「姉妹というものは壊れやすいものです。神は私に対してけちだったので、私は神に対して用心深くなりました。一人というのは繊細な全体です。一羽の鳥、一つのかご、一度の飛翔──信仰によってしかまだ知られていない、あの遠い森の中の一つの歌です」

- 1830年12月10日~1886年5月15日(55歳没)
- アメリカ合衆国出身
- 詩人
英文
”Sisters are brittle things. God was penurious with me, which makes me shrewd with Him. One is a dainty sum! One bird, one cage, one flight; one song in those far woods, as yet suspected by faith only!”
日本語訳
「姉妹というものは壊れやすいものです。神は私に対してけちだったので、私は神に対して用心深くなりました。一人というのは繊細な全体です。一羽の鳥、一つのかご、一度の飛翔──信仰によってしかまだ知られていない、あの遠い森の中の一つの歌です」
解説
この言葉は、孤独、信仰、自己と神との関係性、そして存在の儚さを織り交ぜた、ディキンソンらしい深い省察に満ちている。「Sisters are brittle things(姉妹は壊れやすいもの)」という一文は、人間関係の脆さと失われるものへの痛みを象徴し、続く「God was penurious with me(神は私に対してけちだった)」では、人生における欠落感や、与えられなかったものへの皮肉と失望が表現されている。
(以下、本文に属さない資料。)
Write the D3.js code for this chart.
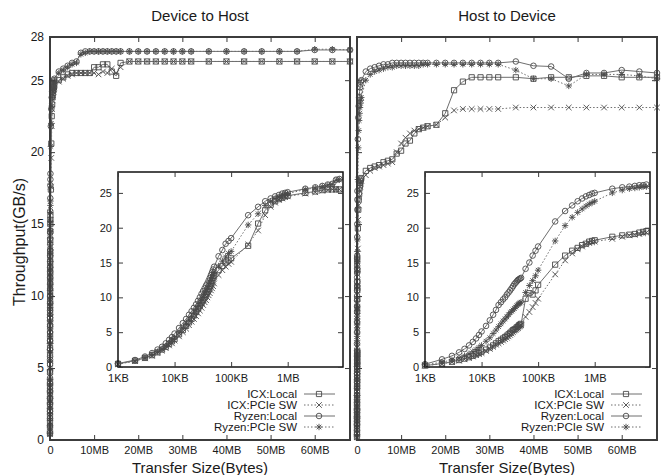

しかし「which makes me shrewd with Him(だから私は神に対して抜け目なくなった)」という言葉からは、その痛みを受け入れたうえでの冷静な態度、ある種の信仰との駆け引きのような姿勢も感じ取れる。「One is a dainty sum(一人は繊細な全体)」という言葉には、個としての人間のかけがえのなさと、孤独の中に潜む完全性が見出される。
最後の「one bird, one cage, one flight; one song in those far woods…(一羽の鳥、一つのかご、一度の飛翔、あの遠い森の中の一つの歌)」という描写は、魂の自由、死後の世界、またはまだ見ぬ神秘的な啓示を暗示している。これらはすべて「faith only(信仰によってのみ)」で認識されるという点で、宗教や霊性への距離感を保ちながらも、それを完全に否定しないディキンソンの姿勢が浮かび上がる。
この一節は、喪失や孤独を抱える者にとっての慰めであり、信仰と理知の間に揺れる人間の真実を静かに照らしているのである。